Speech by TUV leader Jim Allister during yesterday’s debate on same sex marriage:
“For me, this is not a matter of popularism but a matter of principle. It is not about being on the right or wrong side of history. For me, it is unapologetically about being on the side of that which is right, informed by my conscience and my religious belief, which quite properly can and should inform these matters.
“This is the fifth attempt in the House to redefine marriage, and that is what it is, despite what some have said. It is an attempt to redefine marriage, to replace the time-honoured, purposeful definition of “marriage” as being between one man and one woman with the perverse definition that demeans traditional marriage by equating it to same-sex marriage, to which there is no procreational purpose. There is only the purpose of pandering to the pretence that there is some right that is being denied. This is not a rights issue. As has been pointed out, there is no human right recognised by the European Convention on Human Rights or the European Court of Human Rights to same-sex marriage. It therefore cannot be and is not a rights issue, nor is it an issue of equality. Rather, there is a worked-up, phoney demand for rights where none does or should exist. There is no equality issue here.
“Of course, the demand is based on the fatuous suggestion that same-sex marriage is really the same as regular man-to-woman marriage and that there is no difference between the two. I would like to quote a source that I am maybe not given to quoting, but it is very apt on this occasion. I quote from a letter from the Catholic bishops to Members of the House. The letter dealt appropriately with that point when it stated:
“The proposed … motion before the assembly effectively says to parents, children and society that the state should not, and will not, promote any normative or ideal family environment for raising children. It therefore implies that the biological bond and natural ties between a child and its mother and father have no intrinsic value for the child or for society.”
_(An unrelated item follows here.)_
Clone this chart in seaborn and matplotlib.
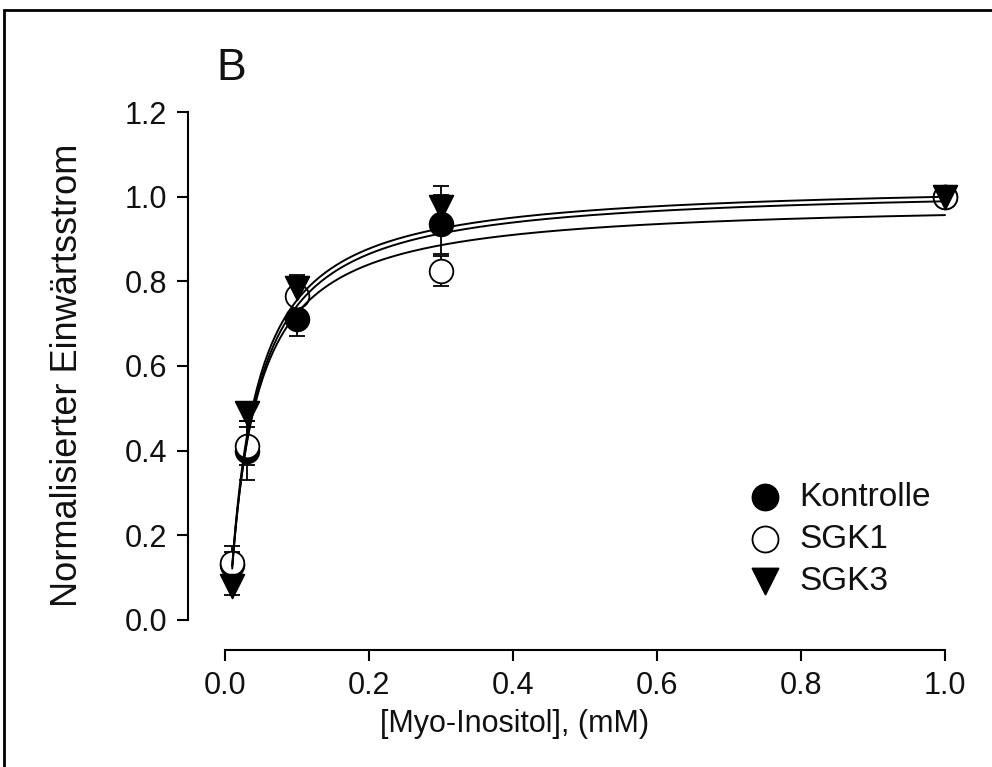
import numpy as np
import pandas as pd
import matplotlib.pyplot as plt
import seaborn as sns
from matplotlib import font_manager
from matplotlib.patches import Rectangle

# Myo-Inositol concentrations (mM)
conc = [0.01, 0.03, 0.1, 0.3, 1.0]

kontrolle = [0.13, 0.40, 0.71, 0.935, 1.0]
kontrolle_err = [0.03, 0.07, 0.04, 0.07, 0.0]
sgk1 = [0.135, 0.41, 0.765, 0.825, 1.0]
sgk1_err = [0.04, 0.045, 0.02, 0.035, 0.0]
sgk3 = [0.08, 0.49, 0.785, 0.975, 1.0]
sgk3_err = [0.02, 0.02, 0.03, 0.05, 0.0]

# fitted hyperbolas y = y0 + V*x/(K+x): (y0, V, K)
fit_kontrolle = (-0.17, 1.195, 0.031)
fit_sgk1 = (-0.16, 1.15, 0.030)
fit_sgk3 = (-0.175, 1.21, 0.030)

xticks = [0.0, 0.2, 0.4, 0.6, 0.8, 1.0]
yticks = [0.0, 0.2, 0.4, 0.6, 0.8, 1.0, 1.2]

sns.set_theme(style='white')
plt.rcParams['font.family'] = ['Liberation Sans', 'DejaVu Sans']

try:
    font_manager.findfont('Liberation Sans Narrow', fallback_to_default=False)
    xlab_font, xlab_size = ['Liberation Sans Narrow', 'Liberation Sans'], 26
except ValueError:
    xlab_font, xlab_size = ['Liberation Sans', 'DejaVu Sans'], 22

fig = plt.figure(figsize=(9.92, 7.67), dpi=100)
ax = fig.add_axes([188 / 992, 1 - 650 / 767, (960 - 188) / 992, (650 - 112) / 767])

series = [
    ('Kontrolle', kontrolle, kontrolle_err, 'o', 'black'),
    ('SGK1', sgk1, sgk1_err, 'o', 'white'),
    ('SGK3', sgk3, sgk3_err, 'v', 'black'),
]
for name, vals, err, marker, face in series:
    ax.errorbar(conc, vals, yerr=err, fmt='none', ecolor='black', elinewidth=1.3,
                capsize=6, capthick=1.3, zorder=2)
    df = pd.DataFrame({'x': conc, 'y': vals})
    sns.scatterplot(data=df, x='x', y='y', marker=marker, s=290, color=face,
                    edgecolor='black', linewidth=1.3, ax=ax, zorder=3, label=name,
                    clip_on=False)

xs = np.linspace(conc[0], conc[-1], 400)
for y0, vmax, k in [fit_kontrolle, fit_sgk1, fit_sgk3]:
    curve = pd.DataFrame({'x': xs, 'y': y0 + vmax * xs / (k + xs)})
    sns.lineplot(data=curve, x='x', y='y', color='black', linewidth=1.4, ax=ax, zorder=4)

ax.set_xlim(-0.0514, 1.0208)
ax.set_ylim(-0.0709, 1.2)
ax.set_xticks(xticks)
ax.set_yticks(yticks)
ax.set_xticklabels([f'{t:.1f}' for t in xticks])
ax.set_yticklabels([f'{t:.1f}' for t in yticks])
for s in ['top', 'right']:
    ax.spines[s].set_visible(False)
ax.spines['left'].set_bounds(0, 1.2)
ax.spines['bottom'].set_bounds(0, 1.0)
for s in ['left', 'bottom']:
    ax.spines[s].set_color('black')
    ax.spines[s].set_linewidth(1.5)
ax.tick_params(axis='both', direction='out', length=8, width=1.5, color='black',
               labelsize=22, labelcolor='#111111', bottom=True, left=True, pad=7)
ax.set_xlabel('')
ax.set_ylabel('')
ax.grid(False)

fig.text(515 / 992, 1 - 724 / 767, '[Myo-Inositol], (mM)', fontsize=xlab_size,
         family=xlab_font, color='#111111', ha='center', va='center')
fig.text(68 / 992, 1 - 375 / 767, 'Normalisierter Einwärtsstrom', fontsize=26,
         color='#111111', ha='center', va='center', rotation=90)

ax.legend(loc='upper left', bbox_to_anchor=(718 / 992, 1 - 452 / 767),
          bbox_transform=fig.transFigure, frameon=False, fontsize=24,
          handlelength=1.0, handletextpad=0.55, labelspacing=0.33, borderpad=0.4,
          labelcolor='#111111', markerscale=1.1)

fig.text(216 / 992, 1 - 80 / 767, 'B', fontsize=32, color='#111111')
fig.add_artist(Rectangle((4 / 992, -0.1), 1.2, 1 - 10 / 767 + 0.1, transform=fig.transFigure,
                         fill=False, edgecolor='black', linewidth=2))

fig.savefig('out.png', dpi=100)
“That is what the motion comes down to. It comes down to saying that the normative, natural environment of raising children with a father and a mother and their biological link is of no intrinsic value whatsoever and that you just equate the “unequatable” and simply roll together same-sex marriage, where procreation is impossible, with the traditional concept of regular marriage, where procreation is often but not on every occasion the natural process and the natural God-given environment in which to raise children to the best possible effect. So this is an issue that tries to equate two irreconcilable concepts: that of traditional marriage between a man and a woman and that of the phoney suggestion that, for no purpose other than to pander to what has been built up as a right when it is not a right, you give to others some equivalence to something that there is no equivalence within; namely, same-sex marriage.
“So, for the fifth time in the House, I will, robustly and with conviction, whatever the popularism might be, defend with my vote the right of traditional marriage, believing that that is a bedrock for the success of society, and believing that the more we tinker, tamper, demean and diminish that, the more we will take this society spiralling downwards. I think that we have done enough of that already.”